THE REQUEST ▸
Identify all lines of the data containing the string "React" and copy them.

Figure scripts
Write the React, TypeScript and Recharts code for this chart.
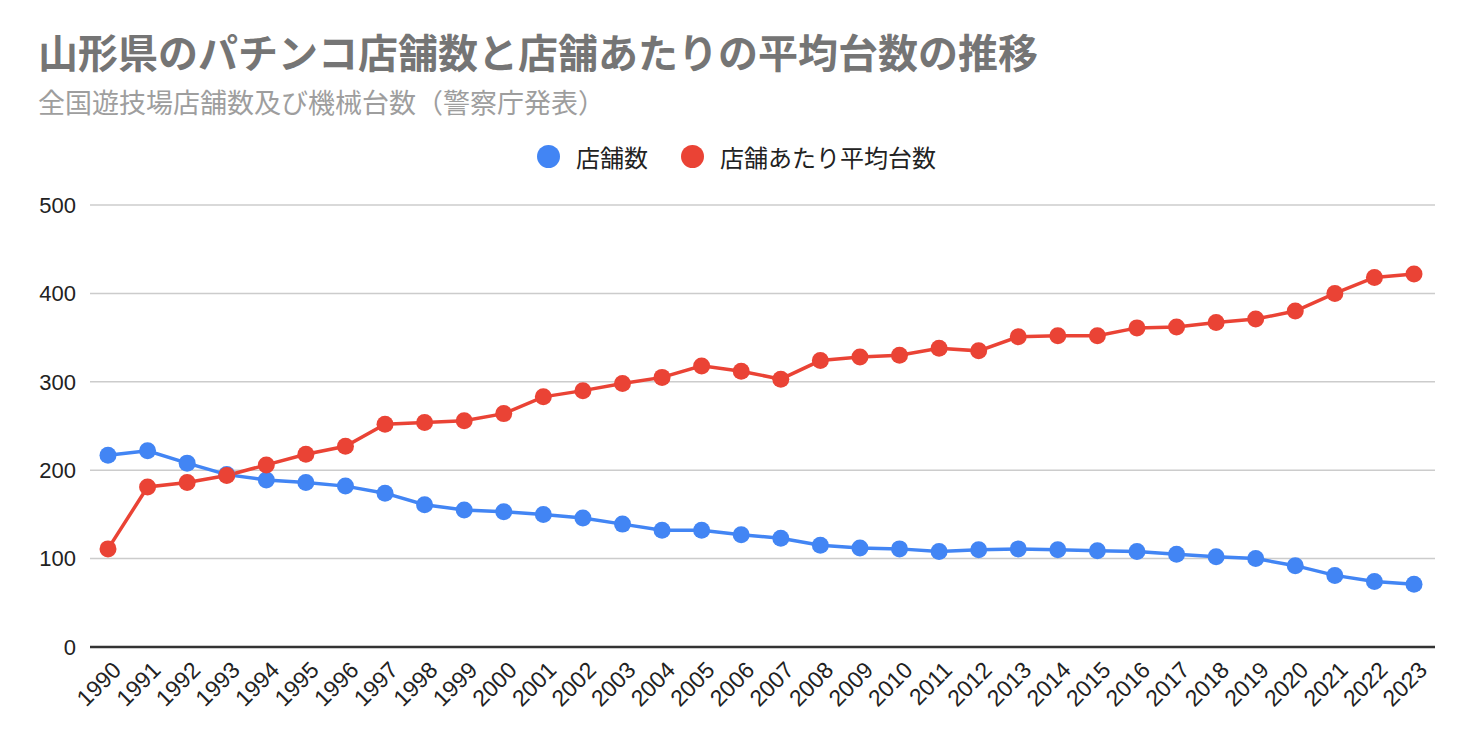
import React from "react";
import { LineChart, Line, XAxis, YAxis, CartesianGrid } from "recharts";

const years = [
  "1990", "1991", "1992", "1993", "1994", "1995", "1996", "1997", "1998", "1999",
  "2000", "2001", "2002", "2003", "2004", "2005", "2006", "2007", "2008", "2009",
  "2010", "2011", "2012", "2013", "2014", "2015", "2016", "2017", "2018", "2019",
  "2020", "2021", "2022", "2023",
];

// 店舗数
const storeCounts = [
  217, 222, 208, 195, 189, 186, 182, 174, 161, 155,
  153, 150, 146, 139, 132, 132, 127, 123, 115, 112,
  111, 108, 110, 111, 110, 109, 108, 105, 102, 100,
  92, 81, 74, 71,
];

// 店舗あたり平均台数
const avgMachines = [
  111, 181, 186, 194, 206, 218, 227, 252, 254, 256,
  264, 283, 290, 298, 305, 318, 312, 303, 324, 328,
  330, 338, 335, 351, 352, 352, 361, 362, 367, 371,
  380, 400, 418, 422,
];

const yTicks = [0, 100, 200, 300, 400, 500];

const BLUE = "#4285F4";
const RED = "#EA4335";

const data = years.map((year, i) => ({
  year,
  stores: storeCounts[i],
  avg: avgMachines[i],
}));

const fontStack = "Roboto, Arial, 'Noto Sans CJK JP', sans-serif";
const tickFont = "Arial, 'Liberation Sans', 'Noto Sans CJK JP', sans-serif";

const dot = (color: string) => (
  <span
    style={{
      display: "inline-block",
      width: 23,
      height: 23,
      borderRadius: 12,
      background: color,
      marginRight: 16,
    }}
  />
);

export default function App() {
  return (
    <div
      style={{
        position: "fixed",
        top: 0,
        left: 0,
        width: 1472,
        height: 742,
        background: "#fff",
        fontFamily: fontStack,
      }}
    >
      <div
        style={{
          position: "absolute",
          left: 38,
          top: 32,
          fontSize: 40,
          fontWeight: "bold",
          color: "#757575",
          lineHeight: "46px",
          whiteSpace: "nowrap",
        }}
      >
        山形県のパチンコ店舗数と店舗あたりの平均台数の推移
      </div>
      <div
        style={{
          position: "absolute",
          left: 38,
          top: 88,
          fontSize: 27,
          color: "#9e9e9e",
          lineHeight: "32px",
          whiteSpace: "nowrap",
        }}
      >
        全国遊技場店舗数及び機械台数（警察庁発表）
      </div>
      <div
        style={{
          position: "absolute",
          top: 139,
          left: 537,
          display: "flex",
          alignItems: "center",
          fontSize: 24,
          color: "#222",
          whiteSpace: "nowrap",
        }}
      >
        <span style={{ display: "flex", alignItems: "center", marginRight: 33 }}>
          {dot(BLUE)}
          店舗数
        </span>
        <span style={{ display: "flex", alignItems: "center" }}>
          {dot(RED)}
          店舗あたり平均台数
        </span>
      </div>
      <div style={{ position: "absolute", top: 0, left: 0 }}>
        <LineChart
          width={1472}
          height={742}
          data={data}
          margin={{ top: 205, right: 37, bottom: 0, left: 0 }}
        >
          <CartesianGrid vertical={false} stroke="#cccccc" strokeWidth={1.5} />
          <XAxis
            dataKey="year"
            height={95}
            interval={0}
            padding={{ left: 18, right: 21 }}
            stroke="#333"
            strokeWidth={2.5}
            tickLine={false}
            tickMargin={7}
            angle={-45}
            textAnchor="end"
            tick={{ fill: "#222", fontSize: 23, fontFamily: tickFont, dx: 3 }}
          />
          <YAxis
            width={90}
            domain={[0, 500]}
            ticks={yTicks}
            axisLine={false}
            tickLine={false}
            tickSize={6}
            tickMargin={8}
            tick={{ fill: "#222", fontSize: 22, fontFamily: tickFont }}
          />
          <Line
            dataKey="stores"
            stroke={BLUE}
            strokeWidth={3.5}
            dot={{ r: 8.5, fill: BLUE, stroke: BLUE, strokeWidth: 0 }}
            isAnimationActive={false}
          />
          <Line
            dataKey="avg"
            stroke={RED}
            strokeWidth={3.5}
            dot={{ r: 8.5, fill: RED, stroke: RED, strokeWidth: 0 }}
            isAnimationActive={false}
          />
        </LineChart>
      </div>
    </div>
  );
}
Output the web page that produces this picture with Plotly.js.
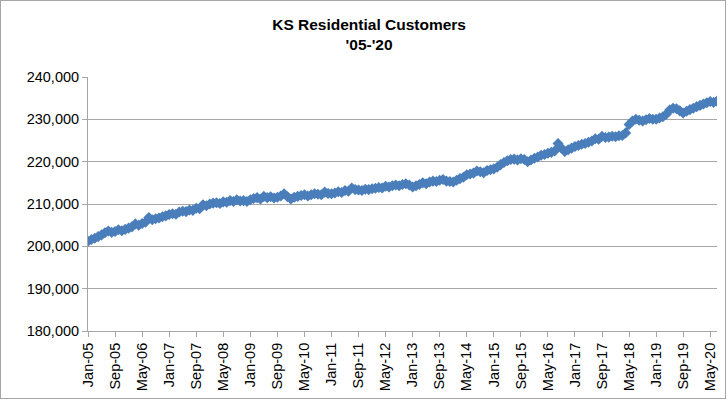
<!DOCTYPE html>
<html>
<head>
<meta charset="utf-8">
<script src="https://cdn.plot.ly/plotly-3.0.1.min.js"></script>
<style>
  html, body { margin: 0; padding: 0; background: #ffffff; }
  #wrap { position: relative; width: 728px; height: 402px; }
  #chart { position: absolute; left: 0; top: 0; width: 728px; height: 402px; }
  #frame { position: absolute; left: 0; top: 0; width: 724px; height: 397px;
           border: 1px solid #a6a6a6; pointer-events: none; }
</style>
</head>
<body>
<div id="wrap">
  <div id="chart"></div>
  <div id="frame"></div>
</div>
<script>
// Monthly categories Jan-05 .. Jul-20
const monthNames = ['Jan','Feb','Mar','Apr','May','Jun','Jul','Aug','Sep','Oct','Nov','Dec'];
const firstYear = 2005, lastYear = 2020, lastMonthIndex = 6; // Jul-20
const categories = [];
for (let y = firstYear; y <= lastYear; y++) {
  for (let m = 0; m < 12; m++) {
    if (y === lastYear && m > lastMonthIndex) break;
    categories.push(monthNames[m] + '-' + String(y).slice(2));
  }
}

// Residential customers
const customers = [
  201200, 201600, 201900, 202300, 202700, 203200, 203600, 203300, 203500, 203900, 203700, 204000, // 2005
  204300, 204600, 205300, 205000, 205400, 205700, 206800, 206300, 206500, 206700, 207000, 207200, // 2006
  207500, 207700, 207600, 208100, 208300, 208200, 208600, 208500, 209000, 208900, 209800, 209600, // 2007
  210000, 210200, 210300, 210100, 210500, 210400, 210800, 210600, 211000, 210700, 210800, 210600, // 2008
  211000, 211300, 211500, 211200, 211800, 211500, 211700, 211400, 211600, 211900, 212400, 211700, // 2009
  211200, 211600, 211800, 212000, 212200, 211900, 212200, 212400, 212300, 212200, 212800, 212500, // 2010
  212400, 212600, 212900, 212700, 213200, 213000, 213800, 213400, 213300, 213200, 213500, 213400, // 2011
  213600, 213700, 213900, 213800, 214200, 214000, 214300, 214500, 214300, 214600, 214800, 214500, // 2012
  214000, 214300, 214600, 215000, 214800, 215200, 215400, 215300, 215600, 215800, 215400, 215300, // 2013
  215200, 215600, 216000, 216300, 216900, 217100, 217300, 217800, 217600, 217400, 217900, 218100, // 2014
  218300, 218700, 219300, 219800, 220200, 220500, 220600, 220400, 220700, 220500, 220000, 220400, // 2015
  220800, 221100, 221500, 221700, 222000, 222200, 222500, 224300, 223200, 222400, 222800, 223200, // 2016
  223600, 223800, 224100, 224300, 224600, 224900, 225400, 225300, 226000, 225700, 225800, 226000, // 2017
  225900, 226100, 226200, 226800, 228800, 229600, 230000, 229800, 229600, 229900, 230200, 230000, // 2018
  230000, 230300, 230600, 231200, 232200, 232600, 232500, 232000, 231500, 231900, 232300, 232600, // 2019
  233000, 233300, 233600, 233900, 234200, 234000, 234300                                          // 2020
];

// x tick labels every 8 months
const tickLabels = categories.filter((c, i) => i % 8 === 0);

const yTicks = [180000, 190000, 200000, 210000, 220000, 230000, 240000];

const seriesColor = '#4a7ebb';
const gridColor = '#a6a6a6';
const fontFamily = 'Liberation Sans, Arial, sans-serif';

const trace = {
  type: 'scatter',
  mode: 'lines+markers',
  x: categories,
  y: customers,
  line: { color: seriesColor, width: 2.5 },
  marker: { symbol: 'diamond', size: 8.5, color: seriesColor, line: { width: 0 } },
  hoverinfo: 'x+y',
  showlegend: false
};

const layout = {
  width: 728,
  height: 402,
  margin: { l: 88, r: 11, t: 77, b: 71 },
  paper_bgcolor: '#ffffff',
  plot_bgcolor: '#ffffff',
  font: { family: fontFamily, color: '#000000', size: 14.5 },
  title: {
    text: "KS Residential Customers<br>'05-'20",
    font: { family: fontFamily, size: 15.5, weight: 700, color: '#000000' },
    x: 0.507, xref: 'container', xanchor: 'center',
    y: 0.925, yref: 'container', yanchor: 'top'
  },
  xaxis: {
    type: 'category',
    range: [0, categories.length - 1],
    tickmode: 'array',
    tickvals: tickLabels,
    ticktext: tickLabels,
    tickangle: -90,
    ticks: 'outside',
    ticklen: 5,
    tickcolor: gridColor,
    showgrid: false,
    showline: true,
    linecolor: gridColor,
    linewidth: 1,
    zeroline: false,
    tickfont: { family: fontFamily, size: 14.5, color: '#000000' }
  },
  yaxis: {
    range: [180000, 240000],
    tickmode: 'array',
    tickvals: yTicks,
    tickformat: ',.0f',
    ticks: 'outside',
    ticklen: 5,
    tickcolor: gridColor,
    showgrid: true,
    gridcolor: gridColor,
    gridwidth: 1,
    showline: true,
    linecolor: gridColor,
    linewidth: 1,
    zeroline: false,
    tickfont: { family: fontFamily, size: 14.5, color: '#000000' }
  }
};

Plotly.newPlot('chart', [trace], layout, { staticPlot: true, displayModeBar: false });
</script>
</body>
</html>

RESULT ▸
Write the React, TypeScript and Recharts code for this chart.
import React from "react";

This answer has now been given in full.